“I could keep from you no longer, sweetheart,” he cried.

Deliverance’s arms tightened around his neck. “I be o’er glad to see ye, dear Ronald,” she said, laying her head on his shoulder, “and, oh, let it pleasure ye not to dilly-dally, but to take me to father, for I be fair weary to see him?”

So the Fellow of Harvard, with a word to his Excellency for permission, slowly descended the ladder with his precious burden in his arms.

Thus Deliverance returned to her father.


Chapter XX
The Great Physician

When the excitement had subsided somewhat, Lord Christopher was seen to lean forward with renewed earnestness, raising his hand impressively.

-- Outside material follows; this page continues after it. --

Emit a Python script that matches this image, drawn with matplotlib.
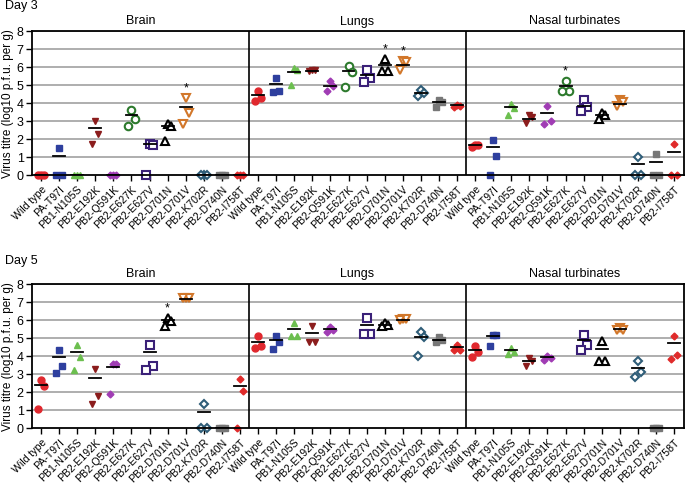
import numpy as np
import matplotlib
matplotlib.use("Agg")
import matplotlib.pyplot as plt

plt.rcParams['font.family'] = ['Liberation Sans', 'DejaVu Sans']

nan = np.nan
strains = ["Wild type", "PA-T97I", "PB1-N105S", "PB2-E192K", "PB2-Q591K",
           "PB2-E627K", "PB2-E627V", "PB2-D701N", "PB2-D701V", "PB2-K702R",
           "PB2-D740N", "PB2-I758T"]
tissues = ["Brain", "Lungs", "Nasal turbinates"]

# ---- Day 3 ----
d3_brain = [[0, 0, 0], [1.5, 0, 0], [0, 0, 0], [3.0, 2.3, 1.7], [0, 0, 0],
            [3.62, 3.09, 2.72], [1.71, 1.65, 0], [2.81, 2.70, 1.89],
            [4.26, 3.44, 2.83], [0, 0, 0], [0, 0, 0], [0, 0, 0]]
d3_brain_mean = [0, 1.05, 0, 2.63, 0, 3.31, 1.72, 2.7, 3.8, 0, 0, 0]
d3_lungs = [[4.67, 4.28, 4.10], [5.40, 4.69, 4.60], [5.96, 5.81, 5.00],
            [5.85, 5.81, 5.77], [5.24, 4.93, 4.65], [6.07, 5.74, 4.89],
            [5.83, 5.40, 5.15], [6.43, 5.79, 5.79], [6.34, 6.30, 5.83],
            [4.72, 4.54, 4.41], [4.17, 4.04, 3.77], [3.90, 3.86, 3.77]]
d3_lungs_mean = [4.43, 5.04, 5.74, 5.79, 4.96, 5.77, 5.53, 6.12, 6.12, 4.54, 4.03, 3.9]
d3_nasal = [[1.69, 1.65, 1.56], [1.95, 1.07, 0], [3.97, 3.75, 3.36],
            [3.31, 3.20, 2.90], [3.84, 3.00, 2.85], [5.24, 4.69, 4.69],
            [4.17, 3.77, 3.58], [3.47, 3.31, 3.09], [4.17, 4.04, 3.82],
            [0.99, 0, 0], [1.16, 0, 0], [1.75, 0, 0]]
d3_nasal_mean = [1.65, 1.53, 3.77, 3.13, 3.44, 4.93, 3.84, 3.31, 3.97, 0.61, 0.74, 1.27]
d3_stars = {"Brain": ["PB2-D701V"], "Lungs": ["PB2-D701N", "PB2-D701V"],
            "Nasal turbinates": ["PB2-E627K"]}

# ---- Day 5 ----
d5_brain = [[2.65, 2.31, 1.06], [4.35, 3.44, 3.07], [4.59, 3.93, 3.22],
            [3.30, 1.76, 1.35], [3.56, 3.56, 1.91], [nan, nan, nan],
            [4.63, 3.46, 3.24], [6.10, 5.93, 5.69], [7.24, 7.22, 7.20],
            [1.35, 0, 0], [0, 0, 0], [2.72, 2.06, 0]]
d5_brain_mean = [2.37, 3.94, 4.22, 2.8, 3.41, nan, 4.2, 5.98, 7.19, 0.89, 0, 2.33]
d5_lungs = [[5.13, 4.57, 4.44], [5.13, 4.78, 4.41], [5.83, 5.09, 5.09],
            [5.65, 4.76, 4.76], [5.61, 5.46, 5.31], [nan, nan, nan],
            [6.13, 5.22, 5.22], [5.83, 5.74, 5.65], [6.06, 6.04, 6.02],
            [5.31, 5.04, 3.98], [5.04, 4.91, 4.76], [4.63, 4.31, 4.31]]
d5_lungs_mean = [4.78, 4.87, 5.5, 5.26, 5.48, nan, 5.74, 5.7, 6.02, 5.06, 4.91, 4.48]
d5_nasal = [[4.57, 4.20, 3.93], [5.15, 5.15, 4.57], [4.44, 4.20, 4.11],
            [3.89, 3.74, 3.43], [3.98, 3.89, 3.80], [nan, nan, nan],
            [5.19, 4.63, 4.31], [4.85, 3.70, 3.70], [5.56, 5.46, 5.46],
            [3.70, 3.11, 2.81], [0, 0, 0], [5.13, 4.07, 3.83]]
d5_nasal_mean = [4.31, 5.09, 4.31, 3.7, 3.93, nan, 4.87, 4.41, 5.52, 3.33, 0, 4.72]
d5_stars = {"Brain": ["PB2-D701N"], "Lungs": [], "Nasal turbinates": []}

yticks = [0, 1, 2, 3, 4, 5, 6, 7, 8]

# ---- styles ----
styles = {
    "Wild type": dict(marker='o', color='#e0282e', filled=True, ms=5.0),
    "PA-T97I": dict(marker='s', color='#2e3f9e', filled=True, ms=5.0),
    "PB1-N105S": dict(marker='^', color='#6cbf4f', filled=True, ms=5.0),
    "PB2-E192K": dict(marker='v', color='#8b1c1c', filled=True, ms=5.0),
    "PB2-Q591K": dict(marker='D', color='#a03cb4', filled=True, ms=3.5),
    "PB2-E627K": dict(marker='o', color='#2d7a2d', filled=False, ms=5.4),
    "PB2-E627V": dict(marker='s', color='#3a2078', filled=False, ms=5.3),
    "PB2-D701N": dict(marker='^', color='#000000', filled=False, ms=5.3),
    "PB2-D701V": dict(marker='v', color='#d2772a', filled=False, ms=5.3),
    "PB2-K702R": dict(marker='D', color='#2f5d78', filled=False, ms=4.2),
    "PB2-D740N": dict(marker='s', color='#777777', filled=True, ms=5.0),
    "PB2-I758T": dict(marker='D', color='#e02a2a', filled=True, ms=3.5),
}
rank_offsets = [0.0, 0.17, -0.17]

W, H = 685, 485
fig = plt.figure(figsize=(W / 100, H / 100), dpi=100)

def px_axes(top_px, bottom_px, left_px=32, right_px=684):
    return fig.add_axes([left_px / W, 1 - bottom_px / H,
                         (right_px - left_px) / W, (bottom_px - top_px) / H])

def draw_day(ax, groups, means, stars, day_label, day_y_px):
    ncat = len(strains)
    for gi, (vals, mvals) in enumerate(zip(groups, means)):
        for ci, s in enumerate(strains):
            x0 = gi * ncat + ci
            st = styles[s]
            v = np.array(vals[ci], dtype=float)
            if np.all(np.isnan(v)):
                continue
            order = np.argsort(-v, kind='stable')
            for rank, idx in enumerate(order):
                x = x0 + rank_offsets[rank]
                if st['filled']:
                    ax.plot(x, v[idx], marker=st['marker'], ms=st['ms'], color=st['color'],
                            mec=st['color'], ls='none', zorder=4, clip_on=False)
                else:
                    ax.plot(x, v[idx], marker=st['marker'], ms=st['ms'], mfc='white',
                            mec=st['color'], mew=1.5, ls='none', zorder=4, clip_on=False)
            m = mvals[ci]
            if not np.isnan(m):
                ax.plot([x0 - 0.33, x0 + 0.33], [m, m], color='black', lw=1.3, zorder=5)
            if s in stars[tissues[gi]]:
                ax.text(x0, np.nanmax(v) + 0.25, '*', ha='center', va='bottom',
                        fontsize=9, zorder=6)
        ax.text(gi * ncat + (ncat - 1) / 2, 8.25, tissues[gi], ha='center', va='bottom',
                fontsize=9)
    for b in [ncat - 0.5, 2 * ncat - 0.5]:
        ax.axvline(b, color='black', lw=1.2, zorder=3)
    ax.set_xlim(-0.5, 3 * ncat - 0.45)
    ax.set_ylim(0, 8)
    ax.set_yticks(yticks)
    ax.set_yticklabels([str(t) for t in yticks], fontsize=9)
    for t in yticks[1:]:
        ax.axhline(t, color='#a8a8a8', lw=1.3, zorder=1)
    xt = np.arange(3 * ncat)
    ax.set_xticks(xt)
    ax.set_xticklabels(strains * 3, rotation=45, ha='right', rotation_mode='anchor',
                       fontsize=7.6)
    ax.tick_params(axis='x', direction='out', length=4, width=1, pad=2)
    ax.tick_params(axis='y', direction='out', length=4, width=1, pad=2)
    for sp in ax.spines.values():
        sp.set_linewidth(1.3)
        sp.set_color('black')
        sp.set_zorder(6)
    ax.set_ylabel('Virus titre (log10 p.f.u. per g)', fontsize=8.5, labelpad=2)
    fig.text(5 / W, 1 - day_y_px / H, day_label, ha='left', va='center', fontsize=9)

ax1 = px_axes(32, 176)
draw_day(ax1, [d3_brain, d3_lungs, d3_nasal],
         [d3_brain_mean, d3_lungs_mean, d3_nasal_mean], d3_stars, 'Day 3', 6)
ax2 = px_axes(285, 429)
draw_day(ax2, [d5_brain, d5_lungs, d5_nasal],
         [d5_brain_mean, d5_lungs_mean, d5_nasal_mean], d5_stars, 'Day 5', 261)

fig.savefig('out.png', dpi=100)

“My dear people,” he said, and the great physician’s voice was tender as if speaking to sick and fretful children, “my dear people, God hath afflicted you more sorely with this plague of witchery than with the Black Plague itself. Yet it lies with you to check this foul disease. The Bible says, ‘Thou shalt not suffer a witch to live.’ But it also commands, ‘Judge not, that ye be not judged.’ Abide by the latter injunction, that you save your souls from sin and let not your land run red with innocent blood. Let each one of you be so exalted in goodness that evil cannot enter into you. But, and my words on witchery impress you not, let me at least beseech you who are of man’s estate and have catched a child in sin, to remember that it but does as those around it, and is therefore to be dealt by tenderly.

“And yet another subject am I driven to speak to you upon.